I did add 1/2 cup dark chocolate chips. Would definitely recommend! Thank you so much for the recipe!
Chelsea Green says
Thank you so much Kathy! And yum, dark chocolate chips sound delicious in that bread too!
Jena says
My go to banana bread! I don’t understand how someone said it wasn’t sweet enough because I love it and even my kids eat it, so it must be sweet enough. The last few times I made the bread I made a crust crumble with brown sugar, butter and gluten free flour, gives it even more sweetness!
Chelsea Green says
Hi Jena – Thanks for the feedback, I’m glad you enjoy the bread so much! And that crumble on top sounds delicious!!
Debbie says
I thought it was delicious! I did add 1/2 cup of organic sugar to the dry ingredients. So good! Thanks!
Chelsea Green says
Thank you Debbie! I’m so glad you loved it!
Allce says
Wondering if I measure oats BEFORE or AFTER I grind? Sounds yummy, as I’m looking for a healthier option without all the sweetness.
Chelsea Green says
Hi Alice, you would measure the oats as oat flour after you grind them. It may take closer to 2 cups of oats to make 1 3/4 cups of oat flour. I hope you like this bread!
Bern says
Terrible.
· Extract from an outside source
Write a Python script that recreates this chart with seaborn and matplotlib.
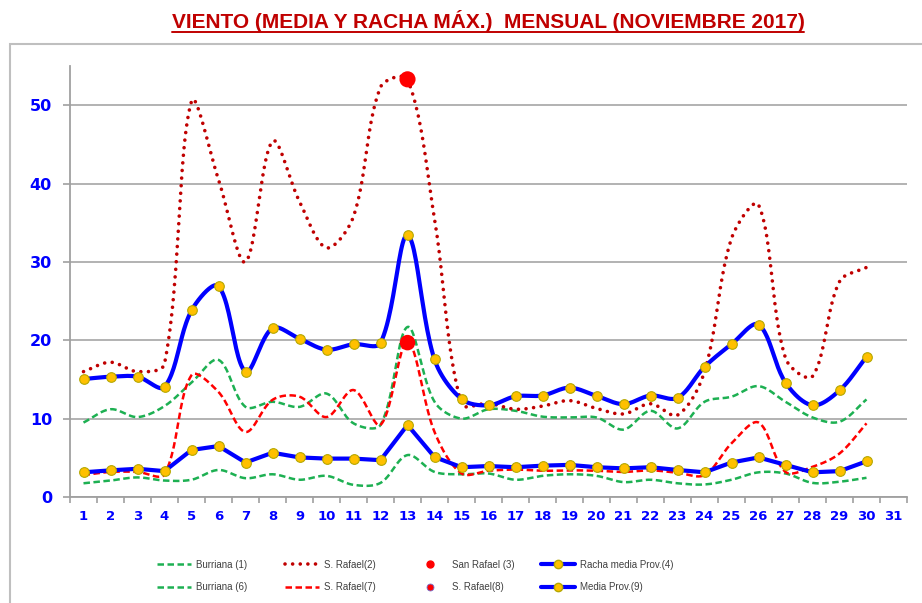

I wondered about no sugar in the batter, but I trusted it. It really lacked sweetness and flavour. The swirl wasn’t enough.
Chelsea Green says
I’m sorry to hear you didn’t enjoy this bread. A bread more based on banana as the sweetener, rather than all sugar, does have a different flavor and some don’t enjoy it!
eliza says
can you replace the oat flour with any other gluten free flours (almond, coconut)?
Chelsea Green says
Hi Eliza – I haven’t made this bread with other gluten-free flours, so I wouldn’t recommend it. Oat flour takes up more liquid than other flours, so it functions a little differently. Sorry, hope that helps!